In the small hours of Thursday, August 12—about 2 a.m. through dawn in North America—our planet’s atmosphere will strike into a stream of dust and debris left by a departing comet. The result is the Perseid meteor shower, the year’s best in the northern hemisphere, for which we’re promised an hourly rate of 110 “shooting stars” per hour.
If that sounds too good to be true that’s because it is.
Here’s the truth about the Perseids—and why this week’s peak of meteor activity remains one of the best opportunities to enjoy a meteor shower for years.
1. You won’t see 110 Perseid ‘shooting stars’ per hour
Those who pedal the myth that 110 shooting stars will be visible during the peak of the Perseid meteor shower are misunderstanding the quoted ‘zenith hourly rate’ (ZHR).
That figure presumes a completely clear, unobstructed and insanely dark sky perfect for observing. It also presumes you, the observer, can see 180º of the night sky in one go!
None of that is the case in reality because:
- You’ll have trees or other things obstructing your view.

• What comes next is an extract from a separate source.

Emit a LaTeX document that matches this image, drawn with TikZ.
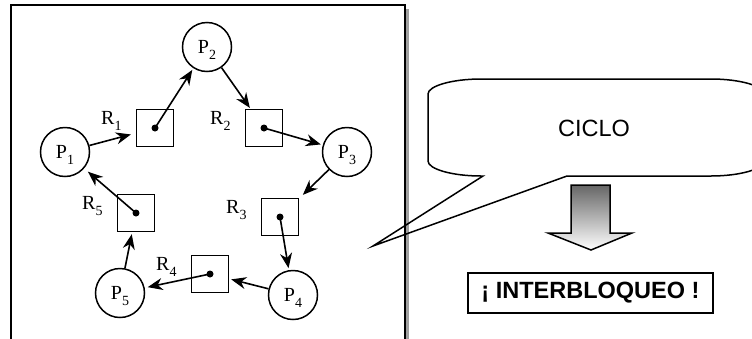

- Your stargazing site likely won’t be the darkest place on the planet.
- You’ll definitely miss shooting stars that occur behind you!
In fact, you’ll be doing brilliantly well to see about 50 shooting stars an hour, but even then you’ll need excellent weather and a very dark sky. Count on seeing about 15.
2. We’re really lucky with the Moon this year on peak-Perseids night
The Moon is such a light-polluter. It bleaches the night sky and makes shooting stars really hard to see. You might see the odd super-bright fireball, but under a full Moon-lit night sky displays like the Perseids generally don’t have much impact.
Cue this year, when on Thursday the Moon will be absent from the sky by midnight. Just 13% crescent Moon will have long set by the time the Perseids get going.
3. To see Perseids you need to find a dark sky
We’re incredibly lucky this year to have completely moonless skies for the Perseids. It doesn’t happen that often.
That said, to make use of moonless skies makes it even more important that you get yourself under a dark sky, which will brighten the shooting stars.
4. We won’t get so lucky with the Perseids next year
Can’t be on a camping trip this week but will plan one for next year? Forget it—in 2022 the Perseid meteor shower will peak on the nights of August 12/13, just a few hours after a full Moon. A supermoon, even! So it will be almost a compete washout, observationally speaking.
5. You need dark-adapted eyes to see Perseids
There’s no use getting yourself under dark, moonless skies if you then spend all night staring at your smartphone. Yes, it’s tempting, but it makes the whole thing pointless!
Not only will your gaze be taken from the night sky, but the white light coming from your smartphone will prevent you from fostering any kind of night vision. Your eyes take about 20-30 minutes of darkness to get dark-adapted.
6. You need patience to see Perseids
Perseids move at a velocity of 37 miles/60km per second, so are pretty swift. As with all stargazing, if you’re not paying attention then you’ll miss them. Shooting stars are so fleeting, and whatever you do you’ll always miss most of them or catch them only slightly in the corner of your eye.
The only way to se as many as possible is to look as much as possible. Patience is your only option.
7. You’ll see more Perseids after midnight … but maybe not this year
Generally the best time for observing most meteor showers is after midnight. That’s because our planet is turning towards the dream of comet debris, hitting it head-on. It means more and brighter shooting stars that are higher up in the night sky.
However, this year, according to the International Meteor Organisation, Earth will pass close to a dust trail associated with another comet on August 12 at 04:22 UTC, which is 00:22 EDT and 21:22 PDT the previous night. So if you’re in the midwest or on the Pacific coast it may be worth starting to look as soon as it gets dark.
8. Look for Perseids either side of the peak night
It could be cloudy on the peak night. There could be an unexpected burst of activity the night before or after the peak night. So start looking a night or two before the peak night, and if you don’t succeed on peak night then continue looking for the next few nights.
According to the International Meteor Organisation, Earth will potentially cross a weak filament of debris on August 12 around 15:30 UTC. That translates to 11:30 EDT and 08:30 PDT, which doesn’t help North American much since that’s during daylight … though a few extra stragglers may make the night after peak night a good one to go hunting for bonus shooting stars …
Wishing you clear skies and wide eyes.